My thanks to Viv Apple for the following piece:
The Velázquez painting, “The Toilet of Venus” is perfection. I had the pleasure of seeing it in an exhibition of the painter's work at the National Gallery two years ago. I saw Roger Michell’s ‘Venus’ at the cinema just before I visited the gallery, and I have to say that the film was pretty close to that description as well.
The ‘Venus’ of the film is Jessie (Jodie Whittaker), the great niece of ageing actor Ian (Leslie Phillips), one of a trio who regularly meet up in a caff for drinks and regrets. The other thespians are Richard Griffiths, and Peter O’Toole as Maurice, who is captivated by Jessie as soon as she comes to look after Ian in return for a room in his London flat while she looks for work.
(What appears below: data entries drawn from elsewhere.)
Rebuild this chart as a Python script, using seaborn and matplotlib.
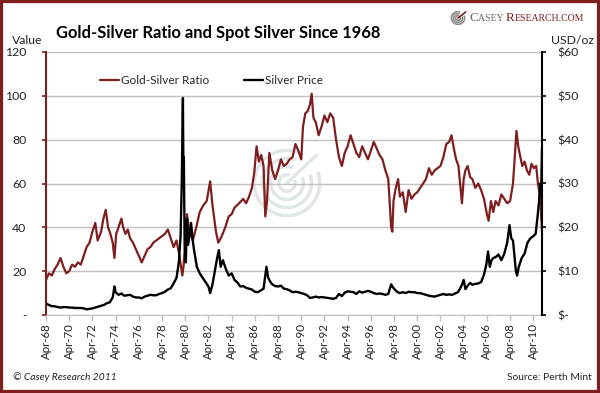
import numpy as np
import pandas as pd
import matplotlib
matplotlib.use("Agg")
import matplotlib.pyplot as plt
from matplotlib.patches import Arc, Rectangle
import seaborn as sns

# values (fractional years)
ratio_dates = [1968.25, 1968.5, 1968.75, 1969.0, 1969.25, 1969.5, 1969.75, 1970.0, 1970.25, 1970.5,
               1970.75, 1971.0, 1971.25, 1971.5, 1971.75, 1972.0, 1972.25, 1972.5, 1972.7, 1973.0,
               1973.2, 1973.4, 1973.6, 1973.8, 1974.0, 1974.15, 1974.3, 1974.5, 1974.75, 1974.9,
               1975.1, 1975.3, 1975.5, 1975.75, 1976.0, 1976.25, 1976.5, 1976.75, 1977.0, 1977.25,
               1977.5, 1977.75, 1978.0, 1978.25, 1978.5, 1978.75, 1979.0, 1979.25, 1979.5, 1979.75,
               1980.0, 1980.1, 1980.25, 1980.4, 1980.6, 1980.9, 1981.2, 1981.5, 1981.8, 1982.1,
               1982.4, 1982.6, 1982.9, 1983.1, 1983.4, 1983.7, 1984.0, 1984.25, 1984.5, 1984.9,
               1985.25, 1985.5, 1985.75, 1986.0, 1986.2, 1986.4, 1986.6, 1986.8, 1987.0, 1987.15,
               1987.3, 1987.5, 1987.75, 1988.0, 1988.25, 1988.5, 1988.75, 1989.0, 1989.25, 1989.5,
               1989.75, 1990.0, 1990.25, 1990.4, 1990.6, 1990.8, 1991.0, 1991.15, 1991.3, 1991.5,
               1991.75, 1992.0, 1992.25, 1992.5, 1992.75, 1993.0, 1993.25, 1993.5, 1993.75, 1994.0,
               1994.25, 1994.5, 1994.75, 1995.0, 1995.25, 1995.5, 1995.75, 1996.0, 1996.25, 1996.5,
               1996.75, 1997.0, 1997.25, 1997.5, 1997.75, 1998.0, 1998.1, 1998.2, 1998.4, 1998.6,
               1998.75, 1999.0, 1999.25, 1999.5, 1999.75, 2000.0, 2000.25, 2000.5, 2000.75, 2001.0,
               2001.25, 2001.5, 2001.75, 2002.0, 2002.25, 2002.5, 2002.75, 2003.0, 2003.2, 2003.4,
               2003.6, 2003.8, 2004.1, 2004.25, 2004.4, 2004.6, 2004.8, 2005.0, 2005.25, 2005.5,
               2005.75, 2006.0, 2006.25, 2006.4, 2006.6, 2006.8, 2007.0, 2007.25, 2007.5, 2007.75,
               2008.0, 2008.25, 2008.5, 2008.8, 2008.95, 2009.1, 2009.3, 2009.5, 2009.7, 2009.9,
               2010.1, 2010.3, 2010.5, 2010.65, 2010.8, 2010.9, 2011.0]
ratio_values = [16, 19, 18, 21, 23, 26, 22, 19, 20, 23,
                22, 24, 23, 27, 31, 33, 38, 42, 34, 38,
                44, 48, 40, 37, 33, 26, 37, 40, 44, 40,
                37, 39, 35, 33, 30, 27, 24, 27, 30, 31,
                33, 34, 35, 36, 37, 39, 35, 31, 34, 27,
                18, 22, 33, 46, 38, 34, 40, 47, 50, 52,
                61, 50, 38, 33, 36, 40, 45, 46, 49, 51,
                53, 51, 54, 58, 65, 77, 70, 73, 68, 45,
                52, 74, 66, 62, 66, 71, 68, 69, 71, 72,
                78, 75, 71, 86, 92, 93, 96, 101, 90, 88,
                82, 86, 91, 88, 92, 90, 80, 72, 68, 74,
                77, 82, 78, 74, 72, 77, 74, 71, 75, 79,
                76, 73, 71, 66, 62, 40, 38, 52, 58, 62,
                54, 56, 47, 57, 53, 55, 56, 58, 60, 62,
                67, 64, 66, 67, 68, 72, 78, 79, 82, 76,
                71, 68, 51, 62, 66, 68, 63, 62, 58, 60,
                57, 53, 46, 43, 52, 47, 52, 50, 55, 53,
                51, 52, 60, 84, 77, 73, 68, 70, 66, 64,
                69, 67, 68, 60, 55, 48, 38]

silver_dates = [1968.25, 1968.5, 1968.75, 1969.0, 1969.25, 1969.5, 1969.75, 1970.0, 1970.25, 1970.5,
                1970.75, 1971.0, 1971.25, 1971.5, 1971.75, 1972.0, 1972.25, 1972.5, 1972.75, 1973.0,
                1973.25, 1973.5, 1973.75, 1974.0, 1974.15, 1974.25, 1974.5, 1974.75, 1975.0, 1975.25,
                1975.5, 1975.75, 1976.0, 1976.25, 1976.5, 1976.75, 1977.0, 1977.25, 1977.5, 1977.75,
                1978.0, 1978.25, 1978.5, 1978.75, 1979.0, 1979.25, 1979.5, 1979.7, 1979.85, 1979.95,
                1980.05, 1980.1, 1980.13, 1980.2, 1980.3, 1980.4, 1980.5, 1980.6, 1980.75, 1980.9,
                1981.0, 1981.25, 1981.5, 1981.75, 1982.0, 1982.25, 1982.4, 1982.6, 1982.8, 1983.0,
                1983.15, 1983.3, 1983.5, 1983.75, 1984.0, 1984.25, 1984.5, 1984.75, 1985.0, 1985.25,
                1985.5, 1985.75, 1986.0, 1986.25, 1986.5, 1986.75, 1987.0, 1987.25, 1987.4, 1987.6,
                1987.75, 1988.0, 1988.25, 1988.5, 1988.75, 1989.0, 1989.25, 1989.5, 1989.75, 1990.0,
                1990.25, 1990.5, 1990.75, 1991.0, 1991.25, 1991.5, 1991.75, 1992.0, 1992.25, 1992.5,
                1992.75, 1993.0, 1993.25, 1993.5, 1993.75, 1994.0, 1994.25, 1994.5, 1994.75, 1995.0,
                1995.25, 1995.5, 1995.75, 1996.0, 1996.25, 1996.5, 1996.75, 1997.0, 1997.25, 1997.5,
                1997.75, 1998.0, 1998.1, 1998.25, 1998.5, 1998.75, 1999.0, 1999.25, 1999.5, 1999.75,
                2000.0, 2000.25, 2000.5, 2000.75, 2001.0, 2001.25, 2001.5, 2001.75, 2002.0, 2002.25,
                2002.5, 2002.75, 2003.0, 2003.25, 2003.5, 2003.75, 2004.0, 2004.25, 2004.4, 2004.6,
                2004.8, 2005.0, 2005.25, 2005.5, 2005.75, 2006.0, 2006.2, 2006.35, 2006.5, 2006.65,
                2006.8, 2007.0, 2007.25, 2007.5, 2007.75, 2008.0, 2008.2, 2008.35, 2008.5, 2008.75,
                2008.85, 2009.0, 2009.25, 2009.5, 2009.75, 2010.0, 2010.25, 2010.45, 2010.6, 2010.75,
                2010.85, 2010.93, 2011.0]
silver_values = [2.6, 2.3, 2.0, 2.0, 1.8, 1.7, 1.8, 1.8, 1.7, 1.7,
                 1.6, 1.6, 1.6, 1.5, 1.3, 1.4, 1.5, 1.7, 1.9, 2.1,
                 2.3, 2.7, 2.9, 4.0, 6.5, 5.2, 4.6, 4.9, 4.4, 4.5,
                 4.6, 4.2, 4.0, 4.0, 3.8, 4.2, 4.4, 4.6, 4.5, 4.5,
                 4.8, 5.0, 5.3, 5.8, 6.1, 7.2, 8.5, 12, 18, 30,
                 49.5, 30, 36, 16, 12, 22, 16, 18, 21, 17,
                 15, 11, 9.5, 8.5, 7.5, 6.5, 5.0, 7, 10, 13,
                 14.8, 11, 12.5, 10.5, 9, 9.5, 8, 7.4, 6.5, 6.6,
                 6.2, 6.0, 5.8, 5.3, 5.2, 5.6, 6.0, 11, 8.5, 7.5,
                 7.0, 6.6, 6.5, 6.7, 6.0, 5.9, 5.6, 5.2, 5.3, 5.2,
                 5.0, 4.8, 4.5, 3.9, 4.0, 4.2, 4.0, 4.1, 4.0, 3.9,
                 3.8, 3.7, 3.9, 4.8, 4.3, 5.1, 5.4, 5.3, 5.2, 4.8,
                 5.4, 5.1, 5.3, 5.5, 5.3, 5.0, 4.8, 4.9, 4.8, 4.6,
                 4.8, 7.0, 6.5, 6.0, 5.3, 5.0, 5.2, 5.0, 5.3, 5.2,
                 5.2, 5.0, 5.0, 4.8, 4.6, 4.4, 4.3, 4.2, 4.4, 4.6,
                 4.8, 4.6, 4.7, 4.6, 4.9, 5.2, 6.3, 8.0, 5.9, 6.7,
                 7.3, 6.9, 7.1, 7.2, 7.5, 9.2, 11.5, 14.5, 11.0, 12.5,
                 13.0, 13.2, 13.8, 12.5, 14.0, 16.5, 20.5, 17.5, 17.0, 10,
                 9.0, 11.0, 13, 14, 16.5, 17.5, 18.0, 18.5, 22, 26,
                 30, 28, 38]

tick_years = [1968.25 + 2 * i for i in range(22)]
tick_labels = ["Apr-%02d" % ((68 + 2 * i) % 100) for i in range(22)]
left_ticks = [0, 20, 40, 60, 80, 100, 120]
left_labels = ["-", "20", "40", "60", "80", "100", "120"]
right_ticks = [0, 10, 20, 30, 40, 50, 60]
right_labels = ["$-", "$10", "$20", "$30", "$40", "$50", "$60"]

RED = "#7f1e1e"
GRID = "#c0c0c0"
TXT = "#222222"
W, H = 600, 393

sns.set_style("white")
plt.rcParams["font.family"] = ["Lato", "DejaVu Sans"]

ratio_df = pd.DataFrame({"date": ratio_dates, "ratio": ratio_values})
silver_df = pd.DataFrame({"date": silver_dates, "silver": silver_values})

fig = plt.figure(figsize=(W / 100, H / 100), dpi=100)

# faint watermark behind the plot
wm = fig.add_axes([(287 - 36) / W, 1 - (183 + 36) / H, 72 / W, 72 / H])
wm.set_xlim(-1.1, 1.1)
wm.set_ylim(-1.1, 1.1)
wm.set_aspect("equal")
wm.axis("off")
for r in [0.25, 0.5, 0.75, 1.0]:
    wm.add_patch(Arc((0, 0), 2 * r, 2 * r, theta1=70, theta2=380, color="#dfe7e8", lw=2.5))
wm.plot([0, 0.9], [0, 0.85], color="#dfe7e8", lw=2.5)
wm.set_zorder(0)

ax = fig.add_axes([46 / W, 1 - 315 / H, 496 / W, 263 / H])
ax.set_zorder(1)
ax.patch.set_visible(False)
ax2 = ax.twinx()
ax2.set_zorder(2)
ax2.patch.set_visible(False)

sns.lineplot(data=ratio_df, x="date", y="ratio", ax=ax, color=RED, lw=1.6,
             label="Gold-Silver Ratio", legend=False)
sns.lineplot(data=silver_df, x="date", y="silver", ax=ax2, color="black", lw=1.7,
             label="Silver Price", legend=False)

ax.set_xlim(1968.25, 2011.0)
ax.set_ylim(0, 120)
ax2.set_ylim(0, 60)
ax.set_xlabel("")
ax.set_ylabel("")
ax2.set_ylabel("")

ax.set_yticks(left_ticks)
ax.set_yticklabels(left_labels)
ax2.set_yticks(right_ticks)
ax2.set_yticklabels(right_labels)
ax.set_xticks(tick_years)
ax.set_xticklabels(tick_labels, rotation=90)

ax.grid(axis="y", color=GRID, lw=1)
ax.grid(axis="x", visible=False)
ax2.grid(False)

for s in ["top", "right"]:
    ax.spines[s].set_visible(False)
ax.spines["left"].set_color(RED)
ax.spines["left"].set_linewidth(1.5)
ax.spines["bottom"].set_color(GRID)
for s in ["top", "left", "bottom"]:
    ax2.spines[s].set_visible(False)
ax2.spines["right"].set_color("black")
ax2.spines["right"].set_linewidth(1.5)

ax.tick_params(axis="y", direction="out", length=3, width=1.2, color=RED, pad=11,
               labelsize=8.8, labelcolor=TXT, left=True)
ax.tick_params(axis="x", direction="out", length=4, width=1, color=GRID, pad=2,
               labelsize=8.3, labelcolor=TXT, bottom=True)
ax2.tick_params(axis="y", direction="out", length=3, width=1.2, color="black", pad=8,
                labelsize=8.8, labelcolor=TXT, right=True)

h1, l1 = ax.get_legend_handles_labels()
h2, l2 = ax2.get_legend_handles_labels()
ax2.legend(h1 + h2, l1 + l2, ncol=2, frameon=False, loc="center left",
           bbox_to_anchor=(100 / W, 1 - 81 / H), bbox_transform=fig.transFigure,
           borderpad=0, borderaxespad=0, handlelength=1.6, handletextpad=0.15,
           columnspacing=3.0, fontsize=8.5)

fig.text(56 / W, 1 - 33 / H, "Gold-Silver Ratio and Spot Silver Since 1968",
         fontsize=11.9, fontweight="bold", va="center", ha="left", color="black")
fig.text(27 / W, 1 - 41 / H, "Value", fontsize=8.8, ha="center", va="center", color=TXT)
fig.text(572 / W, 1 - 41 / H, "USD/oz", fontsize=8.8, ha="center", va="center", color=TXT)
fig.text(13 / W, 1 - 377 / H, "\u00a9 Casey Research 2011", fontsize=7.4, style="italic",
         ha="left", va="center", color=TXT)
fig.text(592 / W, 1 - 377 / H, "Source: Perth Mint", fontsize=7.4,
         ha="right", va="center", color=TXT)

# logo: icon + small caps wordmark
ic = fig.add_axes([449 / W, 1 - 25 / H, 18 / W, 14 / H])
ic.set_xlim(-1.3, 1.3)
ic.set_ylim(-1.05, 1.05)
ic.axis("off")
for r in [0.35, 0.65, 0.95]:
    ic.add_patch(Arc((0, 0), 2 * r, 2 * r, theta1=70, theta2=380, color="#8a8a8a", lw=1.2))
ic.plot([0, 1.1], [0, 0.9], color=RED, lw=1.2)

renderer = fig.canvas.get_renderer()
x = 469
pieces = [("C", 9.5, "#666666"), ("ASEY ", 7.0, "#666666"),
          ("R", 9.5, RED), ("ESEARCH.COM", 7.0, RED)]
for txt, size, col in pieces:
    t = fig.text(x / W, 1 - 21 / H, txt, fontsize=size, color=col,
                 family="Liberation Serif", ha="left", va="baseline")
    x += t.get_window_extent(renderer=renderer).width

fig.patches.append(Rectangle((0, 0), 1, 1, transform=fig.transFigure, fill=False,
                             edgecolor=RED, lw=4.5, zorder=10))

fig.savefig("out.png", dpi=100)
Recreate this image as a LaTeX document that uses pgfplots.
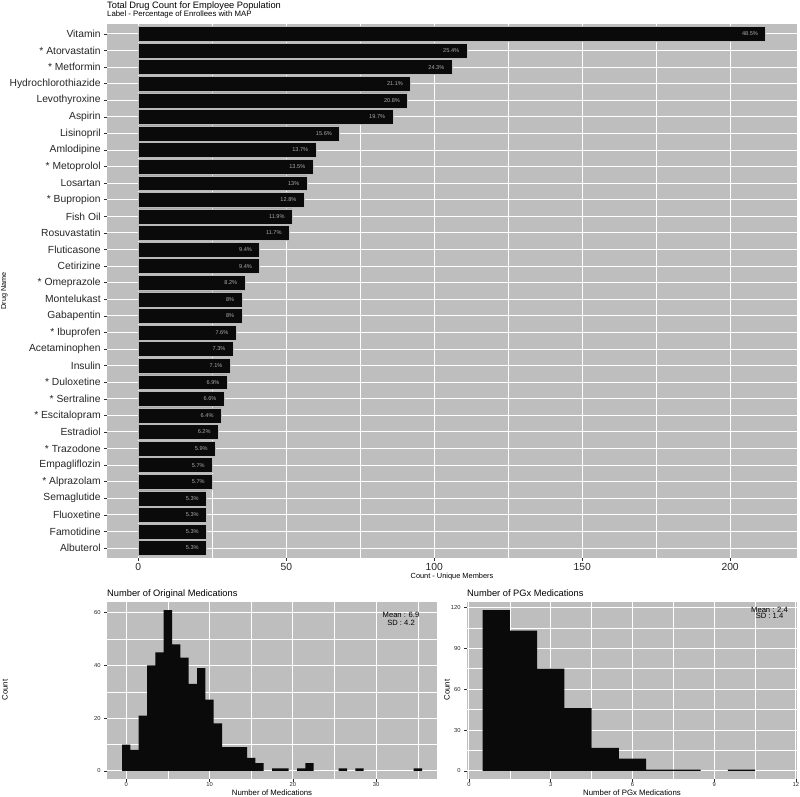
\documentclass[border=0pt]{standalone}
\usepackage{fontspec}
\setmainfont{Liberation Sans}
\usepackage{pgfplots}
\pgfplotsset{compat=1.18}

\definecolor{Panel}{RGB}{190,190,190}
\definecolor{Bar}{RGB}{10,10,10}
\definecolor{Lab}{RGB}{172,172,172}
\definecolor{TickC}{RGB}{45,45,45}

\pgfplotsset{gg/.style={
  scale only axis,
  axis background/.style={fill=Panel},
  axis line style={draw=none},
  tick pos=left,
  tick align=outside, major tick length=2.8pt, minor tick length=0pt,
  tick style={draw=TickC, line width=0.6pt},
  grid=both,
  major grid style={white, line width=1pt},
  minor grid style={white, line width=0.5pt},
  ticklabel style={text=black!85},
  /pgf/number format/assume math mode=true,
}}

\pgfplotstableread{
c   i  p
212 1  48.5\%
111 2  25.4\%
106 3  24.3\%
92  4  21.1\%
91  5  20.8\%
86  6  19.7\%
68  7  15.6\%
60  8  13.7\%
59  9  13.5\%
57  10 13\%
56  11 12.8\%
52  12 11.9\%
51  13 11.7\%
41  14 9.4\%
41  15 9.4\%
36  16 8.2\%
35  17 8\%
35  18 8\%
33  19 7.6\%
32  20 7.3\%
31  21 7.1\%
30  22 6.9\%
29  23 6.6\%
28  24 6.4\%
27  25 6.2\%
26  26 5.9\%
25  27 5.7\%
25  28 5.7\%
23  29 5.3\%
23  30 5.3\%
23  31 5.3\%
23  32 5.3\%
}\drugs

\begin{document}
\begin{tikzpicture}
\path[use as bounding box] (0,0) rectangle (800pt,-797pt);

% ---- top: drug counts ----
\begin{axis}[gg,
  at={(107pt,-558pt)}, anchor=south west, width=690pt, height=534pt,
  xmin=-10.6, xmax=222.6, ymin=0.4, ymax=32.6, y dir=reverse,
  xtick={0,50,100,150,200}, minor xtick={25,75,125,175},
  ytick={1,...,32},
  yticklabels={Vitamin,* Atorvastatin,* Metformin,Hydrochlorothiazide,Levothyroxine,Aspirin,Lisinopril,Amlodipine,* Metoprolol,Losartan,* Bupropion,Fish Oil,Rosuvastatin,Fluticasone,Cetirizine,* Omeprazole,Montelukast,Gabapentin,* Ibuprofen,Acetaminophen,Insulin,* Duloxetine,* Sertraline,* Escitalopram,Estradiol,* Trazodone,Empagliflozin,* Alprazolam,Semaglutide,Fluoxetine,Famotidine,Albuterol},
  ticklabel style={font=\fontsize{10.3}{12}\selectfont},
  xticklabel style={yshift=1pt},
]
\addplot[xbar, bar width=0.9, bar shift=0pt, fill=Bar, draw=gray!55, line width=0.5pt]
  table[x=c, y=i] {\drugs};
\addplot[draw=none, mark=none, nodes near coords, point meta=explicit symbolic,
  every node near coord/.style={anchor=east, xshift=-7.5pt, inner sep=0pt,
    font=\fontsize{5.6}{6}\selectfont, text=Lab}]
  table[x=c, y=i, meta=p] {\drugs};
\end{axis}

% ---- bottom left: original medications ----
\begin{axis}[gg,
  at={(107pt,-779pt)}, anchor=south west, width=330pt, height=177pt,
  xmin=-2.3, xmax=37.3, ymin=-3.05, ymax=64.05,
  xtick={0,10,20,30}, minor xtick={5,15,25,35},
  ytick={0,20,40,60}, minor ytick={10,30,50},
  ticklabel style={font=\fontsize{5.8}{6}\selectfont},
  xticklabel style={yshift=2.5pt},
]
\addplot[ybar, bar width=1, bar shift=0pt, fill=Bar, draw=none] coordinates {
(0,10)(1,8)(2,21)(3,40)(4,45)(5,61)(6,48)(7,43)(8,33)(9,39)(10,27)(11,18)
(12,9)(13,9)(14,9)(15,5)(16,3)(18,1)(19,1)(21,1)(22,3)(26,1)(28,1)(35,1)};
\end{axis}

% ---- bottom right: PGx medications ----
\begin{axis}[gg,
  at={(467pt,-779pt)}, anchor=south west, width=330pt, height=177pt,
  xmin=-0.07, xmax=12.04, ymin=-5.9, ymax=123.9,
  xtick={0,3,6,9,12}, minor xtick={1.5,4.5,7.5,10.5},
  ytick={0,30,60,90,120}, minor ytick={15,45,75,105},
  ticklabel style={font=\fontsize{5.8}{6}\selectfont},
  xticklabel style={yshift=2.5pt},
]
\addplot[ybar, bar width=1, bar shift=0pt, fill=Bar, draw=none] coordinates {
(1,118)(2,103)(3,75)(4,46)(5,17)(6,9)(7,1)(8,1)(10,1)};
\end{axis}

% ---- titles and axis labels ----
\node[anchor=base west, inner sep=0pt, font=\fontsize{9.3}{11}\selectfont] at (107pt,-8.4pt) {Total Drug Count for Employee Population};
\node[anchor=base west, inner sep=0pt, font=\fontsize{7.8}{9}\selectfont] at (107pt,-17pt) {Label - Percentage of Enrollees with MAP};
\node[rotate=90, inner sep=0pt, font=\fontsize{7.2}{9}\selectfont] at (4.5pt,-291pt) {Drug Name};
\node[inner sep=0pt, font=\fontsize{7.4}{9}\selectfont] at (452pt,-577pt) {Count - Unique Members};

\node[anchor=base west, inner sep=0pt, font=\fontsize{9.3}{11}\selectfont] at (107pt,-596pt) {Number of Original Medications};
\node[anchor=base west, inner sep=0pt, font=\fontsize{9.3}{11}\selectfont] at (467pt,-596pt) {Number of PGx Medications};
\node[inner sep=0pt, font=\fontsize{7.8}{9}\selectfont] at (272pt,-793pt) {Number of Medications};
\node[inner sep=0pt, font=\fontsize{7.8}{9}\selectfont] at (632pt,-793pt) {Number of PGx Medications};
\node[rotate=90, inner sep=0pt, font=\fontsize{7.8}{9}\selectfont] at (5pt,-690pt) {Count};
\node[rotate=90, inner sep=0pt, font=\fontsize{7.8}{9}\selectfont] at (447pt,-690pt) {Count};

\node[inner sep=0pt, font=\fontsize{7.6}{9}\selectfont] at (401pt,-614.5pt) {Mean : 6.9};
\node[inner sep=0pt, font=\fontsize{7.6}{9}\selectfont] at (401pt,-622.5pt) {SD : 4.2};
\node[inner sep=0pt, font=\fontsize{7.6}{9}\selectfont] at (769.5pt,-609.5pt) {Mean : 2.4};
\node[inner sep=0pt, font=\fontsize{7.6}{9}\selectfont] at (769.5pt,-616pt) {SD : 1.4};
\end{tikzpicture}
\end{document}
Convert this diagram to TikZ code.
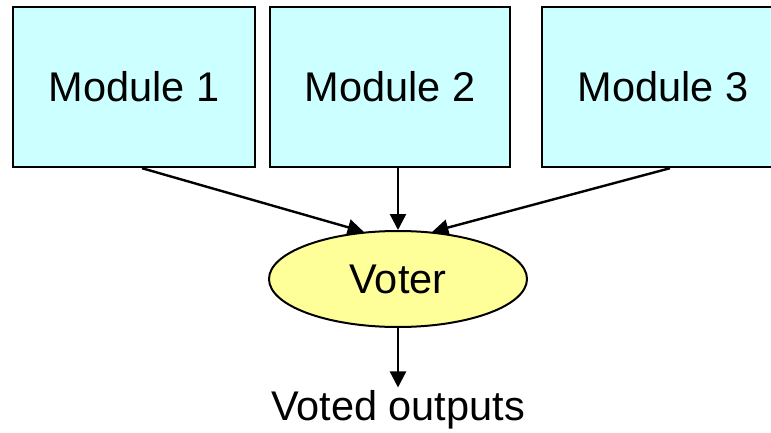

Jessie is a bolshy 19-year-old, both repulsed by and emotionally drawn to Maurice, who conveys her confused feelings with an amazing skill and economy of words. Their relationship is tender, erotic, and revealing of their changing attitudes towards each other.
Vanessa Redgrave as Maurice’s ex-wife features in only two telling scenes, filling in the background to the old philanderer’s re-awakened longings. They’ve both been there, done that, and understand each other.
As in all the best films and the best reality, the story interweaves hope with resignation, hilarity with despair. Peter O’Toole was rightfully nominated for an Oscar for his part (he lost out to Forest Whittaker for ‘The Last King of Scotland’), and all the performances match the sharpness of writing and direction.